Abortion law in the US is not actually much more permissive than in most of the rest of the developed world. Still, the American constitutional ideology of "personal autonomy" in which the abortion license is embedded is actually quite parochial. Even people who support abortion for demographic reasons are nervous about the ideology's larger implications for questions like euthanasia, human cloning and, more speculatively, recreational drug use. Nonetheless, this ideology is the face of America in most international forums that deal with family life. Similarly, American elites seem determined to promote the interpretation of homosexuality as a universal civil rights issue. This approach is distinctly non-obvious for a phenomenon that clearly has medical, psychological, and moral dimensions, particularly one that seems to be chiefly a feature of the modern Anglo-German culture areas.
Part of the reason we do not usually perceive the American cultural Left as a strategic liability is that so much of international civil society is made in its image. Rumors to the contrary notwithstanding, international civil society is not coincident with "the Davos people." Most members of this "society" cannot afford to vacation in Switzerland. Rather, they tend to be the folks who belong to the NGOs that have spread through every developed nation, and even to some of the underdeveloped ones for which they so often claim to speak. A large fraction of international civil society, in fact, are members of the really radical Left who have lost out in the politics of their own countries, but who hope to recoup their position by appealing from national governments to international forums.
Until the end of the Cold War, appealing to the UN or other international bodies was usually a bootless tactic, since the major international institutions had little freedom of movement during the superpower standoff. Arguably, international institutions still don't have that much real power, even now that the standoff is over. In recent years, however, there has been a concerted effort to enhance their independence, an effort motivated in part by fear of American hegemony. Thus, we have a situation where institutions that are starting to think of themselves as quasi-governmental bodies are interacting with a new class that thinks of itself as "the people of the world."
No good will come of these mutually reinforcing delusions. Even now, they support a crust of activists and bureaucrats that tends to obscure the real world from responsible statesmen. Paradoxically, in fact, it will often be necessary for the US to oppose what purports to be "world opinion" in order to avoid appearing alien and tyrannical to most of the world's people. These days, the spokesmen for "the world" are usually the real aliens.

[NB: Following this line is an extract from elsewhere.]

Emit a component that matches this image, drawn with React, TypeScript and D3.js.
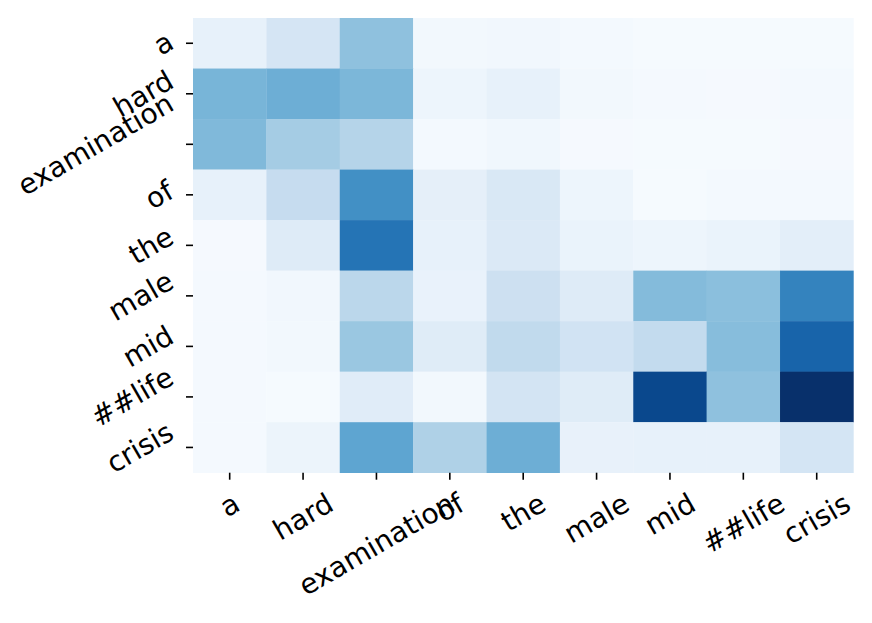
import React from 'react';
import * as d3 from 'd3';

const tokens = ['a', 'hard', 'examination', 'of', 'the', 'male', 'mid', '##life', 'crisis'];

// attention weights (row = query token, column = key token), normalised to max
const rowA = [0.08, 0.17, 0.41, 0.025, 0.03, 0.018, 0.01, 0.01, 0.01];
const rowHard = [0.47, 0.5, 0.46, 0.05, 0.08, 0.025, 0.015, 0.012, 0.018];
const rowExamination = [0.45, 0.35, 0.3, 0.018, 0.035, 0.012, 0.01, 0.01, 0.012];
const rowOf = [0.08, 0.24, 0.63, 0.09, 0.15, 0.05, 0.01, 0.018, 0.018];
const rowThe = [0.012, 0.125, 0.74, 0.08, 0.14, 0.065, 0.05, 0.065, 0.1];
const rowMale = [0.015, 0.03, 0.28, 0.07, 0.21, 0.125, 0.44, 0.42, 0.68];
const rowMid = [0.015, 0.025, 0.38, 0.12, 0.26, 0.19, 0.25, 0.43, 0.8];
const rowLife = [0.015, 0.01, 0.115, 0.025, 0.18, 0.12, 0.91, 0.41, 1.0];
const rowCrisis = [0.015, 0.055, 0.54, 0.32, 0.5, 0.075, 0.08, 0.08, 0.175];

const matrix = [rowA, rowHard, rowExamination, rowOf, rowThe, rowMale, rowMid, rowLife, rowCrisis];

const FONT_SIZE = 28;
const FONT = `${FONT_SIZE}px "DejaVu Sans"`;
const ANGLE = 30;

function measure(text: string): number {
  const c = document.createElement('canvas');
  const ctx = c.getContext('2d')!;
  ctx.font = FONT;
  return ctx.measureText(text).width;
}

export default function App() {
  const W = 872;
  const H = 623;
  const left = 193;
  const right = 853.4;
  const top = 18;
  const bottom = 472.7;
  const tickLen = 7;
  const pad = 7;

  const x = d3.scaleBand<string>().domain(tokens).range([left, right]).padding(0);
  const y = d3.scaleBand<string>().domain(tokens).range([top, bottom]).padding(0);
  const color = d3.scaleSequential(d3.interpolateBlues).domain([0, 1]);

  const rad = (ANGLE * Math.PI) / 180;
  const boxH = FONT_SIZE * 1.164;
  const baseOff = FONT_SIZE * 0.346;

  const cells: JSX.Element[] = [];
  matrix.forEach((row, i) => {
    row.forEach((v, j) => {
      cells.push(
        <rect
          key={`${i}-${j}`}
          x={x(tokens[j])!}
          y={y(tokens[i])!}
          width={x.bandwidth() + 0.3}
          height={y.bandwidth() + 0.3}
          fill={color(v)}
        />
      );
    });
  });

  return (
    <svg
      width={W}
      height={H}
      style={{ position: 'absolute', left: 0, top: 0, background: '#fff' }}
      fontFamily='"DejaVu Sans", sans-serif'
      fontSize={FONT_SIZE}
    >
      <rect x={0} y={0} width={W} height={H} fill="#fff" />
      <g>{cells}</g>
      {/* x axis */}
      {tokens.map((t) => {
        const cx0 = x(t)! + x.bandwidth() / 2;
        const w = measure(t);
        const bh = w * Math.sin(rad) + boxH * Math.cos(rad);
        const topY = bottom + tickLen + pad;
        const cy = topY + bh / 2;
        return (
          <g key={`x-${t}`}>
            <line x1={cx0} x2={cx0} y1={bottom} y2={bottom + tickLen} stroke="#000" strokeWidth={1.6} />
            <text
              transform={`translate(${cx0},${cy}) rotate(${-ANGLE})`}
              textAnchor="middle"
              y={baseOff}
              fill="#000"
            >
              {t}
            </text>
          </g>
        );
      })}
      {/* y axis */}
      {tokens.map((t) => {
        const cy0 = y(t)! + y.bandwidth() / 2;
        const w = measure(t);
        const bw = w * Math.cos(rad) + boxH * Math.sin(rad);
        const rightX = left - tickLen - pad;
        const cx = rightX - bw / 2;
        return (
          <g key={`y-${t}`}>
            <line x1={left - tickLen} x2={left} y1={cy0} y2={cy0} stroke="#000" strokeWidth={1.6} />
            <text
              transform={`translate(${cx},${cy0}) rotate(${-ANGLE})`}
              textAnchor="middle"
              y={baseOff}
              fill="#000"
            >
              {t}
            </text>
          </g>
        );
      })}
    </svg>
  );
}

The security of the United States is a function of the state of the world. An international system which is only lightly militarized and where goods and people can move freely is the safest imaginable for the US. It is also the cheapest to maintain: all we would normally be called on to do is to act as an arbitrator. For such a system to work, however, it is necessary for the arbitrator to be trusted, and to be trustworthy. One prerequisite is some minimum of military and economic heft. Another, however, is that the arbitrator cannot be the proponent of aggressive ideologies that cut across the human grain. Were that to occur, the rest of the world would surely unite in self-defense, and security could not then be purchased at any price.